Do this
The line holding "(s) at (0,-82);" is the last one to output; start at the first line of the data, keep every line in between exactly, and leave out pictures.

The records
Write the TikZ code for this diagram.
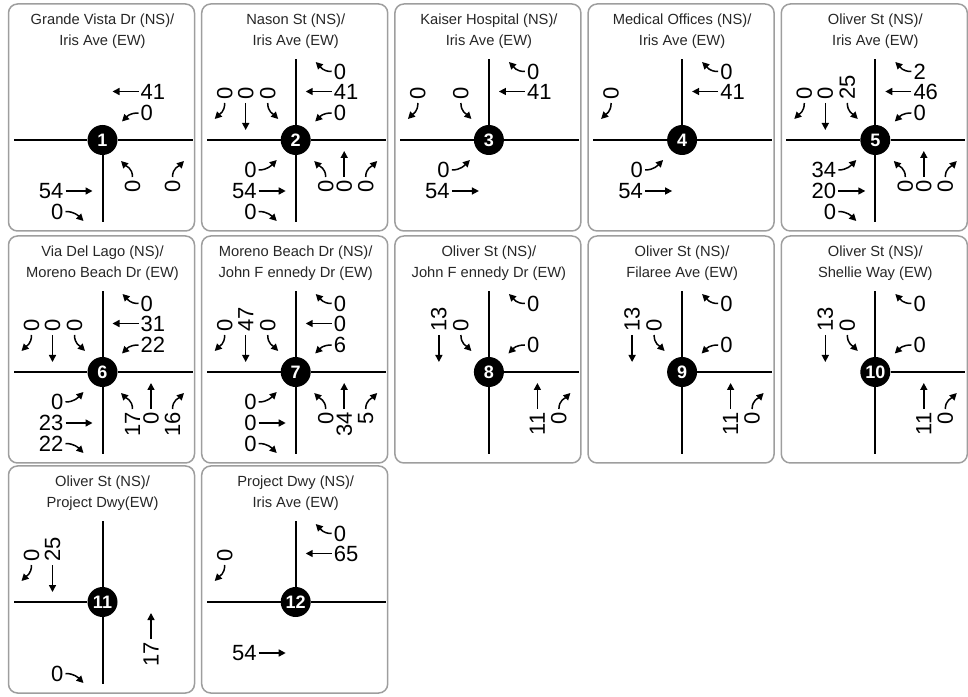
\documentclass[tikz,border=0pt]{standalone}
\usepackage{fontspec}
\setmainfont{Liberation Sans}
\usetikzlibrary{arrows.meta}

% panel frame, title and numbered hub (c)
\newcommand{\panelbox}[3]{%
  \draw[panel] (-94,-91) rectangle (92,136);
  \node[ttl] (t1) at (0,119) {#1};
  \node[ttl] (t2) at (0,98.5) {#2};
  \node[hub] (c) at (0,0) {#3};}

% legs
\newcommand{\legW}{\coordinate (w) at (-89,0); \draw[leg] (c) -- (w);}
\newcommand{\legE}{\coordinate (e) at (90,0); \draw[leg] (c) -- (e);}
\newcommand{\legN}{\coordinate (n) at (0,81); \draw[leg] (c) -- (n);}
\newcommand{\legS}{\coordinate (s) at (0,-82); \draw[leg] (c) -- (s);}

% westbound: right, through, left
\newcommand{\wbr}[1]{%
  \node[vol,anchor=west] (wbr) at (38,68.5) {#1};
  \coordinate (wbr-tip) at (20,78);
  \draw[mv] ([xshift=-2pt]wbr.west) .. controls +(-9,0) and +(5,-5) .. (wbr-tip);}
\newcommand{\wbt}[1]{%
  \node[vol,anchor=west] (wbt) at (38,48.5) {#1};
  \coordinate (wbt-tip) at (10,48.5);
  \draw[mv] ([xshift=-2pt]wbt.west) -- (wbt-tip);}
\newcommand{\wbl}[1]{%
  \node[vol,anchor=west] (wbl) at (38,27) {#1};
  \coordinate (wbl-tip) at (19.5,18.5);
  \draw[mv] ([xshift=-2pt]wbl.west) .. controls +(-9,0) and +(5,5) .. (wbl-tip);}

% eastbound: left, through, right
\newcommand{\ebl}[1]{%
  \node[vol,anchor=east] (ebl) at (-39,-30) {#1};
  \coordinate (ebl-tip) at (-19,-20);
  \draw[mv] ([xshift=2pt]ebl.east) .. controls +(9,0) and +(-5,-5) .. (ebl-tip);}
\newcommand{\ebt}[1]{%
  \node[vol,anchor=east] (ebt) at (-39,-51) {#1};
  \coordinate (ebt-tip) at (-10,-51);
  \draw[mv] ([xshift=2pt]ebt.east) -- (ebt-tip);}
\newcommand{\ebr}[1]{%
  \node[vol,anchor=east] (ebr) at (-39,-71.5) {#1};
  \coordinate (ebr-tip) at (-19,-81);
  \draw[mv] ([xshift=2pt]ebr.east) .. controls +(9,0) and +(-5,5) .. (ebr-tip);}

% southbound: right, through, left
\newcommand{\sbr}[1]{%
  \node[vol,rotate=90,anchor=west] (sbr) at (-71,40) {#1};
  \coordinate (sbr-tip) at (-81,21);
  \draw[mv] ([yshift=-3pt]sbr.west) .. controls +(0,-9) and +(5,5) .. (sbr-tip);}
\newcommand{\sbt}[1]{%
  \node[vol,rotate=90,anchor=west] (sbt) at (-50,40) {#1};
  \coordinate (sbt-tip) at (-50,10);
  \draw[mv] ([yshift=-3pt]sbt.west) -- (sbt-tip);}
\newcommand{\sbl}[1]{%
  \node[vol,rotate=90,anchor=west] (sbl) at (-28,40) {#1};
  \coordinate (sbl-tip) at (-17.5,21);
  \draw[mv] ([yshift=-3pt]sbl.west) .. controls +(0,-9) and +(-5,5) .. (sbl-tip);}

% northbound: left, through, right
\newcommand{\nbl}[1]{%
  \node[vol,rotate=90,anchor=east] (nbl) at (30,-40) {#1};
  \coordinate (nbl-tip) at (18.5,-21);
  \draw[mv] ([yshift=3pt]nbl.east) .. controls +(0,9) and +(5,-5) .. (nbl-tip);}
\newcommand{\nbt}[1]{%
  \node[vol,rotate=90,anchor=east] (nbt) at (48.5,-40) {#1};
  \coordinate (nbt-tip) at (48.5,-11);
  \draw[mv] ([yshift=3pt]nbt.east) -- (nbt-tip);}
\newcommand{\nbr}[1]{%
  \node[vol,rotate=90,anchor=east] (nbr) at (70,-40) {#1};
  \coordinate (nbr-tip) at (81.5,-21);
  \draw[mv] ([yshift=3pt]nbr.east) .. controls +(0,9) and +(-5,-5) .. (nbr-tip);}

\begin{document}
\begin{tikzpicture}[x=1pt,y=1pt,
  panel/.style={draw=black!38,line width=1.5pt,rounded corners=9pt},
  ttl/.style={font=\fontsize{14.7}{17}\selectfont,text=black!85,inner sep=0pt},
  hub/.style={circle,fill=black,minimum size=30pt,inner sep=0pt,text=white,
    font=\fontsize{18}{18}\selectfont\bfseries},
  leg/.style={line width=2pt},
  vol/.style={font=\fontsize{22}{22}\selectfont,inner sep=0pt},
  mv/.style={line width=1.5pt,-{Triangle[length=7pt,width=7pt]}}]
  \useasboundingbox (0,0) rectangle (968,696);

  % row 1
  \begin{scope}[shift={(102.5,556)},name prefix=p1-]
    \panelbox{Grande Vista Dr (NS)/}{Iris Ave (EW)}{1}
    \legW \legE \legS
    \wbt{41} \wbl{0}
    \ebt{54} \ebr{0}
    \nbl{0} \nbr{0}
  \end{scope}
  \begin{scope}[shift={(295.7,556)},name prefix=p2-]
    \panelbox{Nason St (NS)/}{Iris Ave (EW)}{2}
    \legW \legE \legN \legS
    \wbr{0} \wbt{41} \wbl{0}
    \sbr{0} \sbt{0} \sbl{0}
    \ebl{0} \ebt{54} \ebr{0}
    \nbl{0} \nbt{0} \nbr{0}
  \end{scope}
  \begin{scope}[shift={(488.9,556)},name prefix=p3-]
    \panelbox{Kaiser Hospital (NS)/}{Iris Ave (EW)}{3}
    \legW \legE \legN
    \wbr{0} \wbt{41}
    \sbr{0} \sbl{0}
    \ebl{0} \ebt{54}
  \end{scope}
  \begin{scope}[shift={(682.1,556)},name prefix=p4-]
    \panelbox{Medical Offices (NS)/}{Iris Ave (EW)}{4}
    \legW \legE \legN
    \wbr{0} \wbt{41}
    \sbr{0}
    \ebl{0} \ebt{54}
  \end{scope}
  \begin{scope}[shift={(875.3,556)},name prefix=p5-]
    \panelbox{Oliver St (NS)/}{Iris Ave (EW)}{5}
    \legW \legE \legN \legS
    \wbr{2} \wbt{46} \wbl{0}
    \sbr{0} \sbt{0} \sbl{25}
    \ebl{34} \ebt{20} \ebr{0}
    \nbl{0} \nbt{0} \nbr{0}
  \end{scope}

  % row 2
  \begin{scope}[shift={(102.5,324)},name prefix=p6-]
    \panelbox{Via Del Lago (NS)/}{Moreno Beach Dr (EW)}{6}
    \legW \legE \legN \legS
    \wbr{0} \wbt{31} \wbl{22}
    \sbr{0} \sbt{0} \sbl{0}
    \ebl{0} \ebt{23} \ebr{22}
    \nbl{17} \nbt{0} \nbr{16}
  \end{scope}
  \begin{scope}[shift={(295.7,324)},name prefix=p7-]
    \panelbox{Moreno Beach Dr (NS)/}{John F ennedy Dr (EW)}{7}
    \legW \legE \legN \legS
    \wbr{0} \wbt{0} \wbl{6}
    \sbr{0} \sbt{47} \sbl{0}
    \ebl{0} \ebt{0} \ebr{0}
    \nbl{0} \nbt{34} \nbr{5}
  \end{scope}
  \begin{scope}[shift={(488.9,324)},name prefix=p8-]
    \panelbox{Oliver St (NS)/}{John F ennedy Dr (EW)}{8}
    \legE \legN \legS
    \wbr{0} \wbl{0}
    \sbt{13} \sbl{0}
    \nbt{11} \nbr{0}
  \end{scope}
  \begin{scope}[shift={(682.1,324)},name prefix=p9-]
    \panelbox{Oliver St (NS)/}{Filaree Ave (EW)}{9}
    \legE \legN \legS
    \wbr{0} \wbl{0}
    \sbt{13} \sbl{0}
    \nbt{11} \nbr{0}
  \end{scope}
  \begin{scope}[shift={(875.3,324)},name prefix=p10-]
    \panelbox{Oliver St (NS)/}{Shellie Way (EW)}{10}
    \legE \legN \legS
    \wbr{0} \wbl{0}
    \sbt{13} \sbl{0}
    \nbt{11} \nbr{0}
  \end{scope}

  % row 3
  \begin{scope}[shift={(102.5,94)},name prefix=p11-]
    \panelbox{Oliver St (NS)/}{Project Dwy(EW)}{11}
    \legW \legN \legS
    \sbr{0} \sbt{25}
    \ebr{0}
    \nbt{17}
  \end{scope}
  \begin{scope}[shift={(295.7,94)},name prefix=p12-]
    \panelbox{Project Dwy (NS)/}{Iris Ave (EW)}{12}
    \legW \legE \legN
    \wbr{0} \wbt{65}
    \sbr{0}
    \ebt{54}
  \end{scope}
\end{tikzpicture}
\end{document}
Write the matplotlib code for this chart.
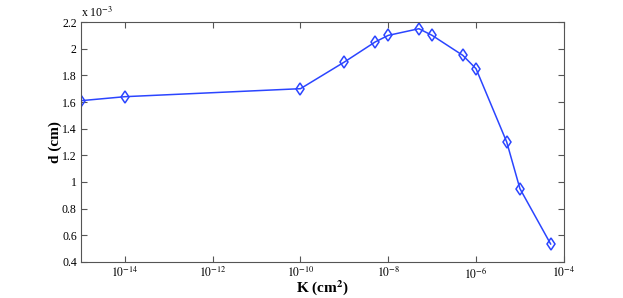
import math

import matplotlib
matplotlib.use("Agg")
import matplotlib.pyplot as plt
from matplotlib.ticker import FixedLocator, NullLocator, FuncFormatter

plt.rcParams["font.family"] = ["Liberation Serif", "DejaVu Serif"]
plt.rcParams["mathtext.fontset"] = "stix"

# permeability K (cm^2) and thickness d (x 1e-3 cm)
K = [1e-15, 1e-14, 1e-10, 1e-9, 5e-9, 1e-8, 5e-8, 1e-7, 5e-7, 1e-6, 5e-6, 1e-5, 5e-5]
d = [1.61, 1.64, 1.70, 1.90, 2.05, 2.10, 2.15, 2.10, 1.95, 1.85, 1.30, 0.95, 0.535]
x_ticks = [1e-14, 1e-12, 1e-10, 1e-8, 1e-6, 1e-4]
y_ticks = [0.4, 0.6, 0.8, 1.0, 1.2, 1.4, 1.6, 1.8, 2.0, 2.2]

fig = plt.figure(figsize=(6.23, 2.98), dpi=100)
ax = fig.add_axes([0.130, 0.121, 0.775, 0.805])

ax.plot(K, d, color="#2b45ff", lw=1.1, marker="d", mfc="none", mec="#2b45ff",
        ms=6, mew=1.1)

ax.set_xscale("log")
ax.set_xlim(1e-15, 1e-4)
ax.set_ylim(0.4, 2.2)
ax.xaxis.set_major_locator(FixedLocator(x_ticks))
ax.xaxis.set_minor_locator(NullLocator())
ax.xaxis.set_major_formatter(FuncFormatter(lambda v, p: r"$10^{%d}$" % round(math.log10(v))))
ax.yaxis.set_major_locator(FixedLocator(y_ticks))
ax.yaxis.set_major_formatter(FuncFormatter(lambda v, p: "%g" % v))

ax.tick_params(direction="in", top=True, right=True, length=4, width=0.8,
               color="#555555", labelsize=8.5, pad=3)
for s in ax.spines.values():
    s.set_color("#555555")
    s.set_linewidth(0.8)

ax.text(0.0, 1.01, r"x 10$^{-3}$", transform=ax.transAxes, fontsize=8.5,
        ha="left", va="bottom")
ax.set_xlabel(r"K (cm$^\mathbf{2}$)", fontsize=11, fontweight="bold", labelpad=-2)
ax.set_ylabel("d (cm)", fontsize=11, fontweight="bold", labelpad=0)

fig.savefig("out.png", dpi=100)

Task solution
Write the TikZ code for this diagram.
\documentclass[tikz,border=0pt]{standalone}
\usepackage{fontspec}
\setmainfont{Liberation Sans}
\usetikzlibrary{arrows.meta}

% panel frame, title and numbered hub (c)
\newcommand{\panelbox}[3]{%
  \draw[panel] (-94,-91) rectangle (92,136);
  \node[ttl] (t1) at (0,119) {#1};
  \node[ttl] (t2) at (0,98.5) {#2};
  \node[hub] (c) at (0,0) {#3};}

% legs
\newcommand{\legW}{\coordinate (w) at (-89,0); \draw[leg] (c) -- (w);}
\newcommand{\legE}{\coordinate (e) at (90,0); \draw[leg] (c) -- (e);}
\newcommand{\legN}{\coordinate (n) at (0,81); \draw[leg] (c) -- (n);}
\newcommand{\legS}{\coordinate (s) at (0,-82); \draw[leg] (c) -- (s);}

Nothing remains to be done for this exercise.